Patricia Villarreal

Personal information
- Full name: Patricia Villarreal Vargas
- National team: Mexico
- Born: 5 June 1983 (age 43) Torreón, Mexico
- Height: 1.69 m (5 ft 7 in)
- Weight: 58 kg (128 lb)

Sport
- Sport: Swimming
- Strokes: Freestyle
- Club: Bolles School Sharks (U.S.)
- Coach: Larry Shofe (U.S.)

= Patricia Villarreal =

Mexican swimmer

Patricia Villarreal Vargas (born June 5, 1983) is a Mexican former swimmer, who specialized in long-distance freestyle events. She represented Mexico, as a 17-year-old, at the 2000 Summer Olympics, and also became a member of Sharks Swim Club at the Bolles School in Jacksonville, Florida under her personal coach Larry Shofe.

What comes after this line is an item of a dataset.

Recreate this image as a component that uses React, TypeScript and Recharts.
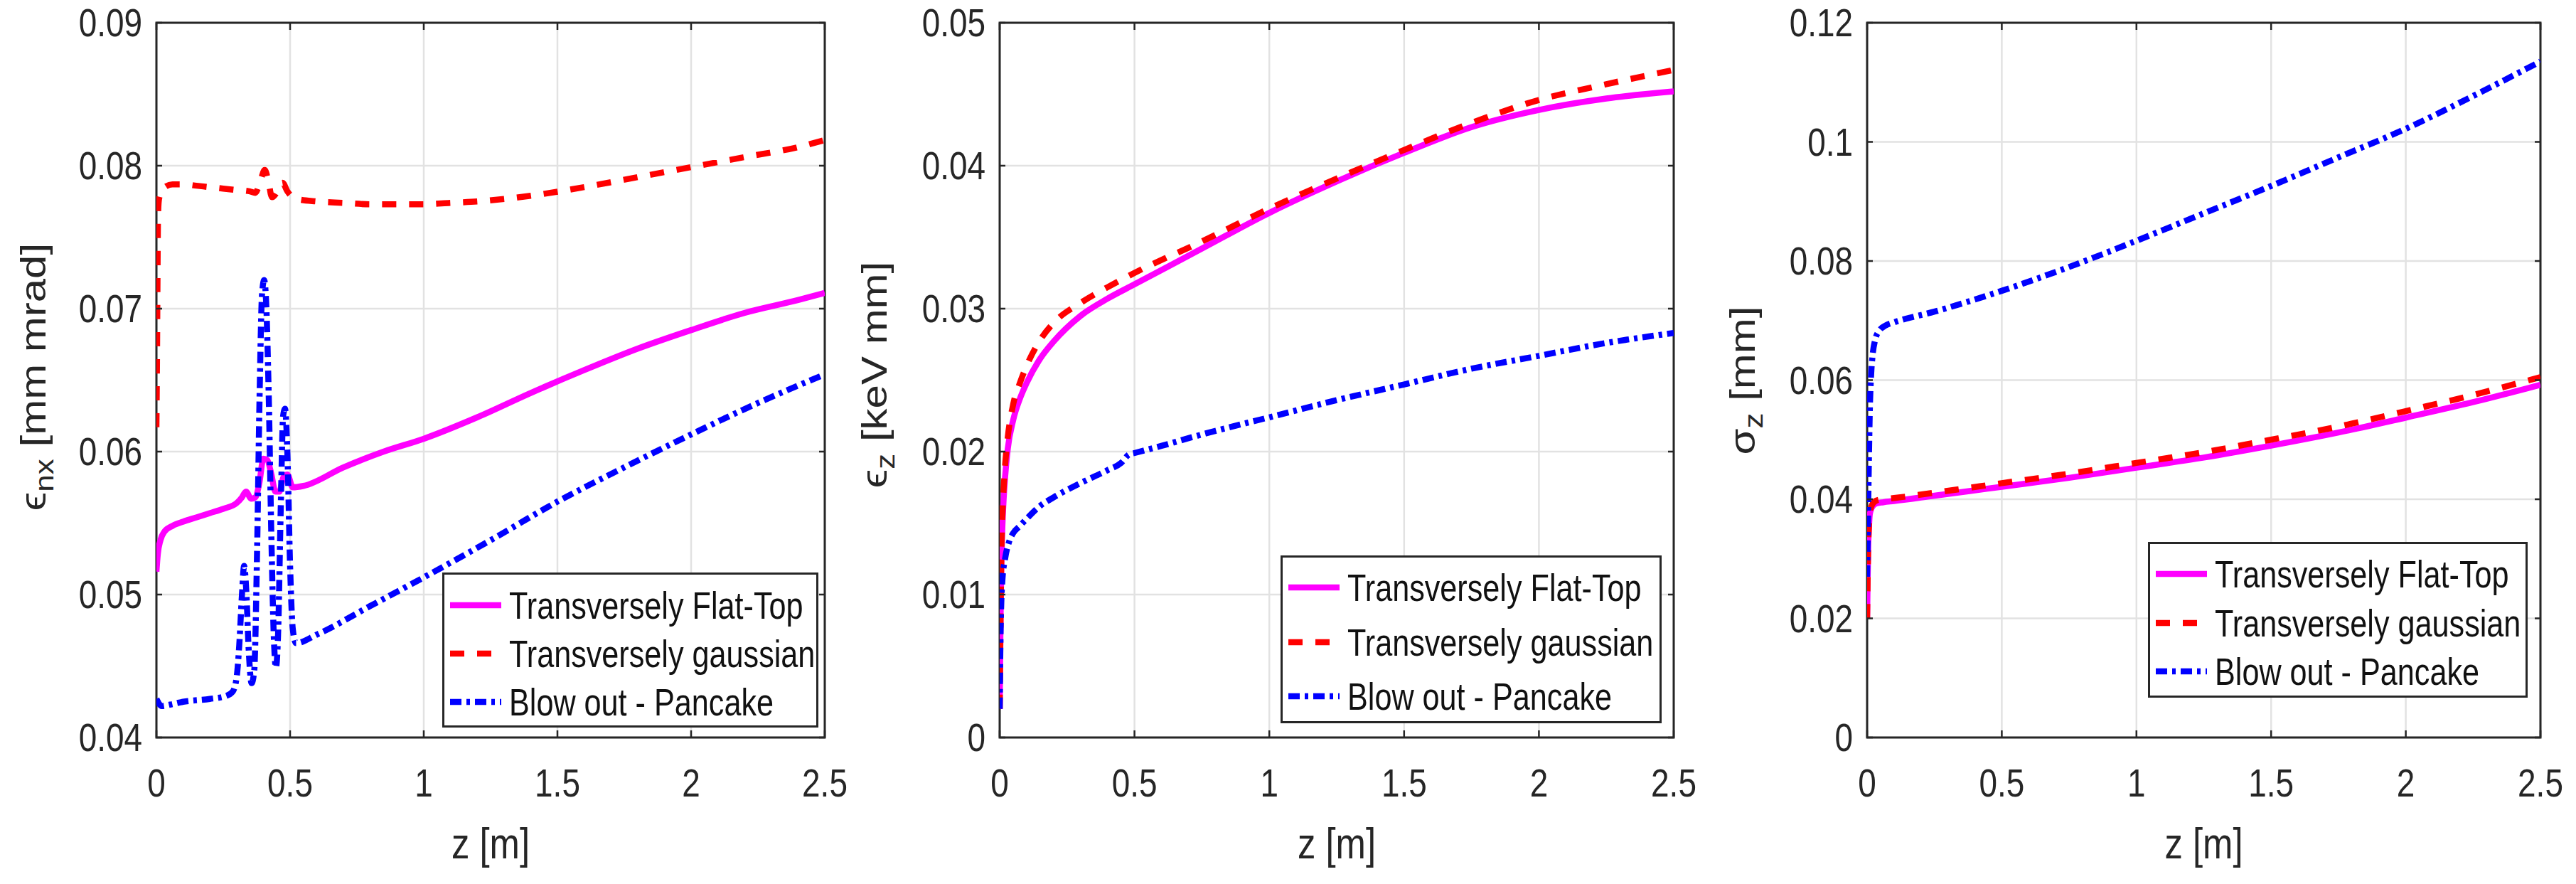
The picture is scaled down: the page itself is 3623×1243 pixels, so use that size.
import {
  CartesianGrid, Legend, Line, LineChart, ReferenceArea, XAxis, YAxis,
} from 'recharts';

const FONT = "'Liberation Sans', Arial, Helvetica, sans-serif";
// The source figure was squashed sideways, so every glyph is narrowed a bit.
const SQUEEZE = 0.82;
const INK = '#262626';
const GRID_STROKE = '#e2e2e2';
const PAGE_W = 3623;
const PAGE_H = 1243;
const PLOT_TOP = 32;
const PLOT_BOTTOM = 1037;
const X_LABEL_BASE = 1120;
const X_TITLE_BASE = 1207;
const LINE_W = 8.5;

const SERIES_NAMES = ['Transversely Flat-Top', 'Transversely gaussian', 'Blow out - Pancake'];
const SERIES_COLORS = ['#ff00ff', '#ff0000', '#0000ff'];
const SERIES_DASH: (string | undefined)[] = [undefined, '20 18', '16 7 5 7'];

const Z_TICKS = [0, 0.5, 1, 1.5, 2, 2.5];
const EMIT_X_TICKS = [0.04, 0.05, 0.06, 0.07, 0.08, 0.09];
const EMIT_Z_TICKS = [0, 0.01, 0.02, 0.03, 0.04, 0.05];
const SIG_Z_TICKS = [0, 0.02, 0.04, 0.06, 0.08, 0.1, 0.12];

// --- normalized transverse emittance [mm mrad]
const emitXFlatZ = [0, 0.005, 0.015, 0.03, 0.06, 0.1, 0.15, 0.2, 0.25, 0.3, 0.32, 0.335, 0.355, 0.37, 0.385, 0.4, 0.415, 0.43, 0.445, 0.46, 0.475, 0.49, 0.51, 0.55, 0.7, 0.85, 1.0, 1.2, 1.4, 1.6, 1.8, 2.0, 2.2, 2.4, 2.5];
const emitXFlat = [0.0516, 0.0528, 0.0538, 0.0544, 0.0548, 0.0551, 0.0554, 0.0557, 0.0560, 0.0564, 0.0568, 0.0572, 0.0567, 0.0568, 0.0578, 0.0595, 0.0594, 0.0584, 0.0572, 0.0572, 0.0582, 0.0584, 0.0575, 0.0576, 0.0589, 0.0600, 0.0609, 0.0624, 0.0641, 0.0657, 0.0672, 0.0685, 0.0697, 0.0706, 0.0711];
const emitXGaussZ = [0, 0.002, 0.004, 0.006, 0.01, 0.025, 0.06, 0.1, 0.15, 0.2, 0.25, 0.3, 0.35, 0.37, 0.39, 0.405, 0.42, 0.432, 0.445, 0.46, 0.472, 0.49, 0.52, 0.6, 0.7, 0.8, 0.9, 1.0, 1.1, 1.2, 1.4, 1.6, 1.8, 2.0, 2.2, 2.4, 2.5];
const emitXGauss = [0.0617, 0.0660, 0.0720, 0.0765, 0.0777, 0.0784, 0.0787, 0.0787, 0.0786, 0.0785, 0.0784, 0.0783, 0.0782, 0.0781, 0.0790, 0.0797, 0.0788, 0.0778, 0.0780, 0.0786, 0.0788, 0.0782, 0.0777, 0.0775, 0.0774, 0.0773, 0.0773, 0.0773, 0.0774, 0.0775, 0.0779, 0.0785, 0.0792, 0.0799, 0.0806, 0.0813, 0.0818];
const emitXPancakeZ = [0, 0.02, 0.05, 0.1, 0.2, 0.26, 0.285, 0.3, 0.31, 0.32, 0.328, 0.336, 0.345, 0.356, 0.366, 0.376, 0.386, 0.395, 0.403, 0.41, 0.42, 0.43, 0.44, 0.447, 0.455, 0.465, 0.474, 0.481, 0.49, 0.5, 0.51, 0.522, 0.6, 0.8, 1.0, 1.25, 1.5, 1.75, 2.0, 2.25, 2.5];
const emitXPancake = [0.0427, 0.0422, 0.0423, 0.0425, 0.0427, 0.0429, 0.0432, 0.0442, 0.0465, 0.0500, 0.0520, 0.0503, 0.0462, 0.0438, 0.0447, 0.0525, 0.0640, 0.0710, 0.0720, 0.0706, 0.0640, 0.0540, 0.0466, 0.0449, 0.0472, 0.0560, 0.0625, 0.0630, 0.0598, 0.0520, 0.0476, 0.0466, 0.0472, 0.0492, 0.0512, 0.0538, 0.0565, 0.0589, 0.0612, 0.0634, 0.0654];

// --- longitudinal emittance [keV mm]
const emitZFlatZ = [0, 0.003, 0.006, 0.01, 0.015, 0.02, 0.03, 0.05, 0.075, 0.1, 0.15, 0.2, 0.3, 0.4, 0.5, 0.75, 1.0, 1.25, 1.5, 1.75, 2.0, 2.25, 2.5];
const emitZFlat = [0.0020, 0.0080, 0.0120, 0.0148, 0.0168, 0.0182, 0.0202, 0.0222, 0.0237, 0.0248, 0.0265, 0.0277, 0.0295, 0.0307, 0.0317, 0.0342, 0.0367, 0.0389, 0.0409, 0.0427, 0.0439, 0.0447, 0.0452];
const emitZGaussZ = emitZFlatZ;
const emitZGauss = [0.0020, 0.0080, 0.0125, 0.0155, 0.0175, 0.0190, 0.0210, 0.0233, 0.0248, 0.0260, 0.0278, 0.0290, 0.0304, 0.0315, 0.0325, 0.0347, 0.0370, 0.0391, 0.0411, 0.0430, 0.0446, 0.0457, 0.0467];
const emitZPancakeZ = [0, 0.003, 0.006, 0.01, 0.02, 0.035, 0.05, 0.075, 0.1, 0.15, 0.2, 0.3, 0.4, 0.45, 0.48, 0.5, 0.6, 0.75, 1.0, 1.25, 1.5, 1.75, 2.0, 2.25, 2.5];
const emitZPancake = [0.0020, 0.0070, 0.0095, 0.0110, 0.0125, 0.0137, 0.0143, 0.0148, 0.0153, 0.0162, 0.0168, 0.0178, 0.0187, 0.0192, 0.0198, 0.0199, 0.0204, 0.0212, 0.0224, 0.0236, 0.0247, 0.0258, 0.0267, 0.0276, 0.0283];

// --- bunch length sigma_z [mm]
const sigZFlatZ = [0, 0.002, 0.004, 0.007, 0.01, 0.02, 0.035, 0.06, 0.1, 0.25, 0.5, 0.75, 1.0, 1.25, 1.5, 1.75, 2.0, 2.25, 2.5];
const sigZFlat = [0.0200, 0.0270, 0.0320, 0.0355, 0.0375, 0.0388, 0.0393, 0.0395, 0.0397, 0.0406, 0.0421, 0.0436, 0.0453, 0.0470, 0.0490, 0.0512, 0.0537, 0.0563, 0.0592];
const sigZGaussZ = sigZFlatZ;
const sigZGauss = [0.0200, 0.0270, 0.0320, 0.0358, 0.0378, 0.0392, 0.0398, 0.0400, 0.0402, 0.0411, 0.0427, 0.0443, 0.0461, 0.0479, 0.0500, 0.0522, 0.0548, 0.0575, 0.0605];
const sigZPancakeZ = [0, 0.003, 0.006, 0.01, 0.015, 0.02, 0.03, 0.045, 0.07, 0.1, 0.25, 0.5, 0.75, 1.0, 1.25, 1.5, 1.75, 2.0, 2.25, 2.5];
const sigZPancake = [0.0270, 0.0360, 0.0450, 0.0550, 0.0610, 0.0640, 0.0668, 0.0683, 0.0692, 0.0697, 0.0715, 0.0750, 0.0790, 0.0834, 0.0880, 0.0926, 0.0974, 0.1022, 0.1077, 0.1135];

const zip = (z: number[], v: number[]) => z.map((x, i) => ({ z: x, v: v[i] }));
const fmt = (v: number) => String(Number(v.toFixed(4)));

interface LegendSpec { x: number; y: number; w: number; h: number; rows: number[] }
interface PanelSpec {
  left: number; width: number; plotLeft: number; plotRight: number;
  yTicks: number[];
  curves: { z: number; v: number }[][];
  title: { main: string; sub: string; unit: string; baseX: number; midY: number };
  legend: LegendSpec;
}

const PANELS: PanelSpec[] = [
  {
    left: 0, width: 1200, plotLeft: 220, plotRight: 1160,
    yTicks: EMIT_X_TICKS,
    curves: [zip(emitXFlatZ, emitXFlat), zip(emitXGaussZ, emitXGauss), zip(emitXPancakeZ, emitXPancake)],
    title: { main: 'ϵ', sub: 'nx', unit: '[mm mrad]', baseX: 64, midY: 530 },
    legend: { x: 622, y: 805, w: 529, h: 218, rows: [46, 114, 182] },
  },
  {
    left: 1200, width: 1200, plotLeft: 1406, plotRight: 2354,
    yTicks: EMIT_Z_TICKS,
    curves: [zip(emitZFlatZ, emitZFlat), zip(emitZGaussZ, emitZGauss), zip(emitZPancakeZ, emitZPancake)],
    title: { main: 'ϵ', sub: 'z', unit: '[keV mm]', baseX: 1247, midY: 527 },
    legend: { x: 1801, y: 781, w: 536, h: 236, rows: [45, 122, 198] },
  },
  {
    left: 2400, width: 1223, plotLeft: 2626, plotRight: 3573,
    yTicks: SIG_Z_TICKS,
    curves: [zip(sigZFlatZ, sigZFlat), zip(sigZGaussZ, sigZGauss), zip(sigZPancakeZ, sigZPancake)],
    title: { main: 'σ', sub: 'z', unit: '[mm]', baseX: 2468, midY: 535 },
    legend: { x: 3021, y: 762, w: 534, h: 219, rows: [45, 114, 182] },
  },
];

function XTick({ x, payload }: any) {
  return (
    <g>
      <line x1={x} x2={x} y1={PLOT_BOTTOM} y2={PLOT_BOTTOM - 10} stroke={INK} strokeWidth={2.5} />
      <line x1={x} x2={x} y1={PLOT_TOP} y2={PLOT_TOP + 10} stroke={INK} strokeWidth={2.5} />
      <text
        transform={`translate(${x},${X_LABEL_BASE}) scale(${SQUEEZE},1)`}
        textAnchor="middle" fontFamily={FONT} fontSize={56} fill={INK}
      >
        {fmt(payload.value)}
      </text>
    </g>
  );
}

function YTick({ y, payload, plotLeft, plotRight }: any) {
  return (
    <g>
      <line x1={plotLeft} x2={plotLeft + 8} y1={y} y2={y} stroke={INK} strokeWidth={2.5} />
      <line x1={plotRight - 8} x2={plotRight} y1={y} y2={y} stroke={INK} strokeWidth={2.5} />
      <text
        transform={`translate(${plotLeft - 20},${y}) scale(${SQUEEZE},1)`}
        textAnchor="end" dominantBaseline="central" fontFamily={FONT} fontSize={56} fill={INK}
      >
        {fmt(payload.value)}
      </text>
    </g>
  );
}

function XTitle({ cx }: { cx: number }) {
  return (
    <text
      transform={`translate(${cx},${X_TITLE_BASE}) scale(${SQUEEZE},1)`}
      textAnchor="middle" fontFamily={FONT} fontSize={62} fill={INK}
    >
      z [m]
    </text>
  );
}

function YTitle({ bx, cy, main, sub, unit }: { bx: number; cy: number; main: string; sub: string; unit: string }) {
  return (
    <text
      transform={`translate(${bx},${cy}) scale(${SQUEEZE},1) rotate(-90)`}
      textAnchor="middle" fontFamily={FONT} fontSize={60} fill={INK}
      style={{ whiteSpace: 'pre' }}
    >
      <tspan>{main}</tspan>
      <tspan fontSize={44} dy={13}>{sub}</tspan>
      <tspan dy={-13}>{` ${unit}`}</tspan>
    </text>
  );
}

function LegendBox({ payload, box }: { payload?: any[]; box: LegendSpec }) {
  // keep the plotting order, not the order recharts hands back
  const items = [...(payload ?? [])].sort(
    (a, b) => SERIES_NAMES.indexOf(a.value) - SERIES_NAMES.indexOf(b.value),
  );
  return (
    <svg width={box.w} height={box.h} style={{ display: 'block', overflow: 'visible' }}>
      <rect x={1.5} y={1.5} width={box.w - 3} height={box.h - 3} fill="#fff" stroke={INK} strokeWidth={3} />
      {items.map((it, i) => {
        const k = SERIES_NAMES.indexOf(it.value);
        const y = box.rows[i];
        return (
          <g key={it.value}>
            <line x1={11} x2={83} y1={y} y2={y} stroke={it.color} strokeWidth={LINE_W} strokeDasharray={SERIES_DASH[k]} />
            <text
              transform={`translate(94,${y}) scale(0.8,1)`}
              dominantBaseline="central" fontFamily={FONT} fontSize={54} fill="#111"
            >
              {it.value}
            </text>
          </g>
        );
      })}
    </svg>
  );
}

function Panel({ p }: { p: PanelSpec }) {
  const pl = p.plotLeft - p.left;
  const pr = p.plotRight - p.left;
  const yDomain = [p.yTicks[0], p.yTicks[p.yTicks.length - 1]];
  const mLeft = 10;
  const mBottom = 10;
  return (
    <div style={{ position: 'absolute', left: p.left, top: 0 }}>
      <LineChart
        width={p.width}
        height={PAGE_H}
        margin={{ top: PLOT_TOP, right: p.width - pr, bottom: mBottom, left: mLeft }}
      >
        <CartesianGrid stroke={GRID_STROKE} strokeWidth={2.5} />
        <XAxis
          type="number" dataKey="z" domain={[0, 2.5]} ticks={Z_TICKS} interval={0} allowDataOverflow
          axisLine={false} tickLine={false} height={PAGE_H - PLOT_BOTTOM - mBottom}
          tick={(t: any) => <XTick {...t} />}
          label={<XTitle cx={(pl + pr) / 2} />}
        />
        <YAxis
          type="number" dataKey="v" domain={yDomain} ticks={p.yTicks} interval={0} allowDataOverflow
          axisLine={false} tickLine={false} width={pl - mLeft}
          tick={(t: any) => <YTick {...t} plotLeft={pl} plotRight={pr} />}
          label={<YTitle bx={p.title.baseX - p.left} cy={p.title.midY} main={p.title.main} sub={p.title.sub} unit={p.title.unit} />}
        />
        <ReferenceArea
          x1={0} x2={2.5} y1={yDomain[0]} y2={yDomain[1]}
          fill="none" stroke={INK} strokeWidth={3} ifOverflow="visible"
        />
        {p.curves.map((pts, i) => (
          <Line
            key={SERIES_NAMES[i]}
            data={pts}
            dataKey="v"
            name={SERIES_NAMES[i]}
            type="monotone"
            stroke={SERIES_COLORS[i]}
            strokeWidth={LINE_W}
            strokeDasharray={SERIES_DASH[i]}
            dot={false}
            activeDot={false}
            isAnimationActive={false}
          />
        ))}
        <Legend
          layout="vertical" align="center" verticalAlign="middle"
          wrapperStyle={{
            position: 'absolute', left: p.legend.x - p.left, top: p.legend.y,
            width: p.legend.w, height: p.legend.h, margin: 0, padding: 0,
          }}
          content={(props: any) => <LegendBox payload={props.payload} box={p.legend} />}
        />
      </LineChart>
    </div>
  );
}

export default function App() {
  return (
    <div style={{ position: 'absolute', left: 0, top: 0, width: PAGE_W, height: PAGE_H, background: '#fff' }}>
      {PANELS.map((p) => <Panel key={p.left} p={p} />)}
    </div>
  );
}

Villarreal swam only in a long-distance freestyle double at the 2000 Summer Olympics in Sydney. She achieved FINA B-standards of 4:22.27 (400 m freestyle) and 8:52.04 (800 m freestyle) from the Mexican Youth Olympic Festival in Hermosillo. On the second day of the Games, Villarreal placed thirty-third in the 400 m freestyle. Swimming in heat one, she came up with a fantastic swim on the final lap to pick up a third seed in 4:21.03, sufficiently enough for her lifetime best. Five days later, in the 800 m freestyle, Villarreal participated in heat one against three other swimmers Ivanka Moralieva of Bulgaria, Lin Chi-chan of Chinese Taipei, and Cecilia Biagioli of Argentina. Starting from last on an early length, she held off a challenge from Lin to grab a second seed and twenty-first overall in 8:54.79, two seconds below her entry standard.